What's we're likely to get is DCI P3. This is the color section of the Digital Cinema Initiative. In other words, it's what you're seeing in movie theaters. P3 is far more likely to be implemented than Rec. 2020, since P3 color is what the studios already have. They're a lazy bunch and would rather give you what they've got than go back and remaster a bunch of old films (again). Also, any movie shot digitally in the past few years might have P3 (or less), and it certainly can't have more since the camera didn't capture it.
While P3 is more likely, there doesn't seem to be a technical reason why both possibilities can't exist. As in, P3 for now, Rec. 2020 later. Since it's just changing what the extra data is on the disc, it would be like adding an additional or new soundtrack, not changing a format.
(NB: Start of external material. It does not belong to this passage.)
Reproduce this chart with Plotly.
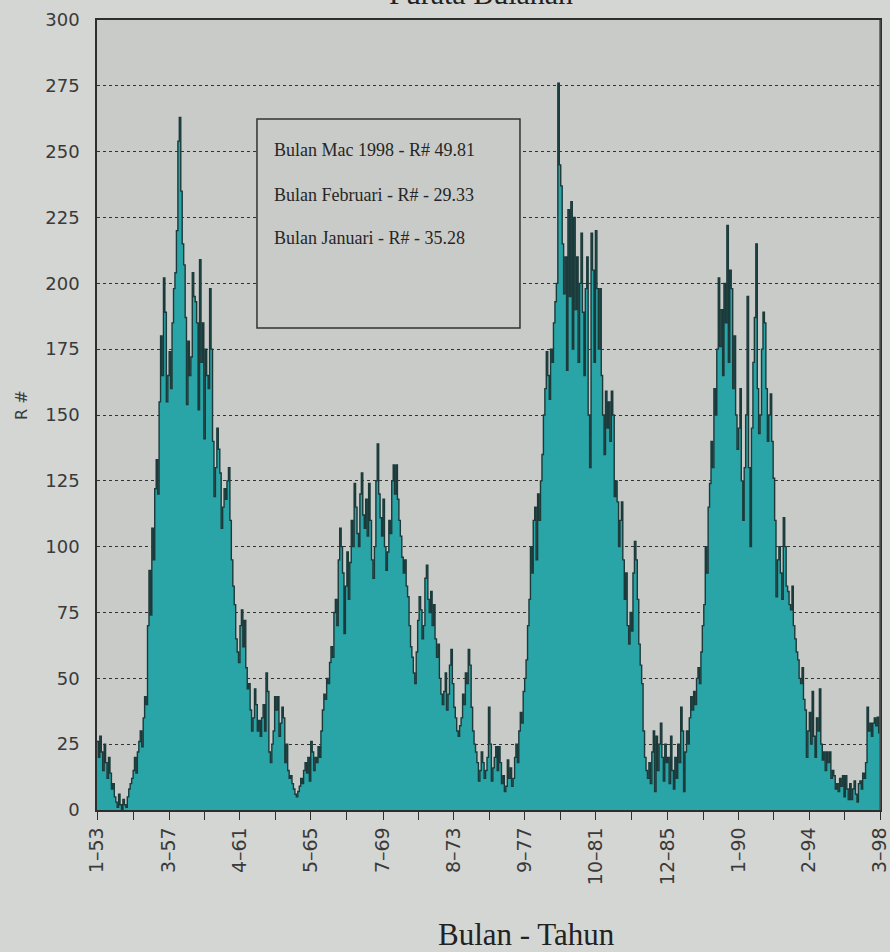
import pandas as pd
import plotly.graph_objects as go

# Monthly R# values (Jan 1953 - Mar 1998)
r_1953_1959 = [
    26, 20, 28, 22, 15, 25, 18, 12, 20, 14, 8, 10,
    5, 3, 1, 6, 2, 0, 4, 2, 1, 5, 8, 10,
    12, 15, 20, 14, 22, 26, 30, 24, 35, 43, 40, 70,
    91, 74, 107, 95, 122, 133, 120, 155, 180, 165, 202, 189,
    155, 165, 174, 160, 185, 198, 204, 220, 254, 263, 235, 215,
    207, 187, 154, 178, 165, 172, 204, 195, 193, 185, 152, 209,
    170, 185, 141, 175, 165, 160, 198, 175, 140, 119, 130, 145,
]
r_1960_1969 = [
    137, 128, 107, 115, 122, 118, 125, 130, 110, 95, 85, 78,
    65, 60, 56, 70, 76, 62, 72, 54, 46, 48, 38, 30,
    35, 46, 40, 30, 34, 28, 35, 40, 30, 52, 45, 22,
    18, 25, 30, 43, 38, 43, 28, 33, 39, 35, 18, 25,
    15, 12, 13, 10, 8, 6, 5, 7, 9, 12, 10, 15,
    18, 14, 20, 11, 26, 22, 15, 20, 18, 24, 20, 30,
    38, 44, 42, 50, 48, 56, 62, 58, 75, 80, 70, 95,
    107, 100, 90, 67, 85, 98, 80, 94, 110, 100, 124, 115,
    105, 100, 120, 128, 112, 107, 118, 104, 124, 110, 95, 88,
    100, 125, 139, 120, 111, 104, 118, 100, 91, 98, 110, 105,
]
r_1970_1979 = [
    125, 131, 120, 131, 118, 110, 104, 96, 90, 95, 85, 81,
    70, 62, 58, 52, 48, 60, 72, 81, 76, 65, 70, 88,
    93, 80, 75, 83, 70, 78, 65, 58, 63, 50, 44, 40,
    45, 52, 38, 44, 55, 61, 48, 39, 35, 30, 28, 32,
    35, 44, 40, 52, 48, 61, 55, 39, 30, 25, 22, 18,
    11, 15, 22, 18, 12, 15, 20, 39, 25, 11, 16, 20,
    24, 15, 24, 18, 10, 13, 7, 9, 19, 12, 16, 9,
    12, 20, 25, 18, 30, 37, 33, 45, 50, 57, 70, 80,
    100, 90, 110, 115, 95, 120, 110, 125, 135, 150, 160, 174,
    165, 156, 175, 170, 185, 193, 200, 276, 245, 237, 215, 196,
]
r_1980_1989 = [
    210, 167, 228, 195, 231, 175, 225, 190, 210, 170, 200, 219,
    189, 165, 198, 210, 150, 130, 219, 205, 170, 220, 198, 175,
    198, 165, 150, 135, 159, 145, 155, 140, 159, 150, 119, 125,
    117, 100, 110, 117, 95, 80, 90, 70, 63, 75, 68, 90,
    102, 95, 80, 63, 55, 48, 30, 20, 15, 12, 18, 10,
    22, 30, 7, 28, 15, 25, 33, 20, 11, 25, 18, 20,
    10, 28, 15, 8, 20, 12, 25, 18, 39, 30, 7, 22,
    30, 25, 35, 43, 38, 45, 40, 50, 54, 48, 60, 70,
    78, 100, 90, 115, 124, 140, 130, 160, 150, 175, 202, 176,
    190, 165, 200, 185, 222, 170, 205, 198, 160, 180, 150, 137,
]
r_1990_1998 = [
    145, 160, 125, 110, 130, 150, 195, 130, 100, 145, 170, 187,
    215, 160, 143, 150, 175, 189, 185, 160, 140, 150, 158, 140,
    126, 110, 81, 95, 100, 90, 80, 111, 100, 85, 83, 78,
    76, 85, 70, 65, 60, 57, 50, 48, 54, 42, 38, 20,
    30, 37, 25, 45, 28, 20, 35, 30, 46, 25, 19, 22,
    15, 22, 18, 22, 12, 15, 13, 8, 10, 7, 12, 9,
    13, 5, 13, 8, 4, 10, 4, 8, 11, 6, 3, 10,
    11, 8, 14, 12, 18, 39, 30, 33, 28, 33, 35, 32,
    35.28, 29.33, 49.81,
]

tick_labels = ["1-53", "3-57", "4-61", "5-65", "7-69", "8-73",
               "9-77", "10-81", "12-85", "1-90", "2-94", "3-98"]

note_lines = ["Bulan Mac 1998 - R# 49.81",
              "Bulan Februari - R# - 29.33",
              "Bulan Januari - R# - 35.28"]

values = r_1953_1959 + r_1960_1969 + r_1970_1979 + r_1980_1989 + r_1990_1998
months = pd.date_range("1953-01-01", periods=len(values), freq="MS")

tick_dates = [pd.Timestamp(year=1900 + int(t.split("-")[1]), month=int(t.split("-")[0]), day=1)
              for t in tick_labels]
# intermediate (unlabelled) tick marks halfway between labels
mid_dates = [tick_dates[k] + (tick_dates[k + 1] - tick_dates[k]) / 2 for k in range(len(tick_dates) - 1)]
all_ticks = tick_dates + mid_dates
all_text = [t.replace("-", "\u2013") for t in tick_labels] + [""] * len(mid_dates)

PAPER = "#d4d6d3"
PLOT = "#c9cbc8"
DARK = "#2e2e2e"

fig = go.Figure()
fig.add_trace(go.Scatter(
    x=months, y=values, mode="lines", line_shape="hv",
    line=dict(color="#1c3a3a", width=1.4),
    fill="tozeroy", fillcolor="#29a4a7",
    showlegend=False, hoverinfo="x+y",
))

fig.update_layout(
    width=890, height=952,
    margin=dict(l=97, r=10, t=20, b=142, autoexpand=False),
    paper_bgcolor=PAPER, plot_bgcolor=PLOT,
    font=dict(family="DejaVu Sans", color="#3a3a3a"),
    showlegend=False,
)

fig.update_xaxes(
    range=[months[0], months[-1]], automargin=False,
    tickmode="array", tickvals=all_ticks, ticktext=all_text,
    ticklabeloverflow="allow",
    tickangle=-90, ticks="outside", ticklen=8, tickcolor=DARK, tickwidth=1.2,
    tickfont=dict(family="DejaVu Sans", size=19, color="#3a3a3a"),
    showgrid=False, showline=True, linecolor=DARK, linewidth=1.5, mirror=True,
    zeroline=False,
)
fig.update_yaxes(
    range=[0, 300], tick0=0, dtick=25, automargin=False,
    ticks="outside", ticklen=12, tickcolor="rgba(0,0,0,0)",
    tickfont=dict(family="DejaVu Sans", size=18, color="#3a3a3a"),
    showgrid=True, gridcolor="#333333", griddash="dot", gridwidth=1.2,
    showline=True, linecolor=DARK, linewidth=1.5, mirror=True,
    zeroline=False,
)

# right border of the plot area
fig.add_shape(type="line", xref="paper", yref="paper", x0=1, x1=1, y0=0, y1=1,
              line=dict(color="#555555", width=1.5), layer="above")

# note box
fig.add_shape(type="rect", xref="paper", yref="paper",
              x0=0.2043, x1=0.5402, y0=0.6101, y1=0.8747,
              fillcolor=PLOT, line=dict(color="#333333", width=1.5), layer="above")
for txt, yy in zip(note_lines, [0.8354, 0.7785, 0.7241]):
    fig.add_annotation(xref="paper", yref="paper", x=0.2235, y=yy, text=txt,
                       showarrow=False, xanchor="left", yanchor="middle",
                       font=dict(family="Liberation Serif", size=18, color="#262626"))

# titles
fig.add_annotation(xref="paper", yref="paper", x=0.49, y=1.0105, text="Purata Bulanan",
                   showarrow=False, xanchor="center", yanchor="bottom",
                   font=dict(family="Liberation Serif", size=30, color="#222222"))
fig.add_annotation(xref="paper", yref="paper", x=0.549, y=-0.158, text="Bulan - Tahun",
                   showarrow=False, xanchor="center", yanchor="middle",
                   font=dict(family="Liberation Serif", size=31, color="#222222"))
fig.add_annotation(xref="paper", yref="paper", x=-0.0958, y=0.5127, text="R #",
                   showarrow=False, textangle=-90, xanchor="center", yanchor="middle",
                   font=dict(family="DejaVu Sans", size=16, color="#3a3a3a"))

fig.write_html(
    "out.html",
    config={"displayModeBar": False},
    post_script="document.body.style.margin='0';document.body.style.overflow='hidden';"
                "document.body.style.background='#d4d6d3';",
)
Why now; why it's possible
Discussions of wider color gamuts are nothing new. A few years ago there was a span of about 10 minutes where a few people got excited about xvYCC, a way to incorporate wider colors gamuts into regular HDTV signals. It was used basically never.
Today is different. We have a new storage medium incoming, it's easy to change streaming content, and everything is now digital. No more being hampered by component video. Adding new data to the huge pipe provided by HDMI 2.0 is relatively easy.
Making all the pieces provide and work with that signal certainly isn't a walk in the park, but it's easier now than it had been.
The beauty of these new color possibilities is that TV manufacturers are already starting to implement them. While not "easy," like adding a new app or changing a remote, the technologies that make these expanded colors possible come with other benefits (like energy efficiency). The likelihood your next TV will have expanded color potential if you buy in the next year or so is pretty good. If you buy in the next several years, it's quite high.
Presuming the content comes with the additional data, we should see a big improvement in color realism as soon as later this year. Well, for those few people with the TVs and 4K BDs that are capable of it.
After that, the sky's a multicolored rainbow of loveliness.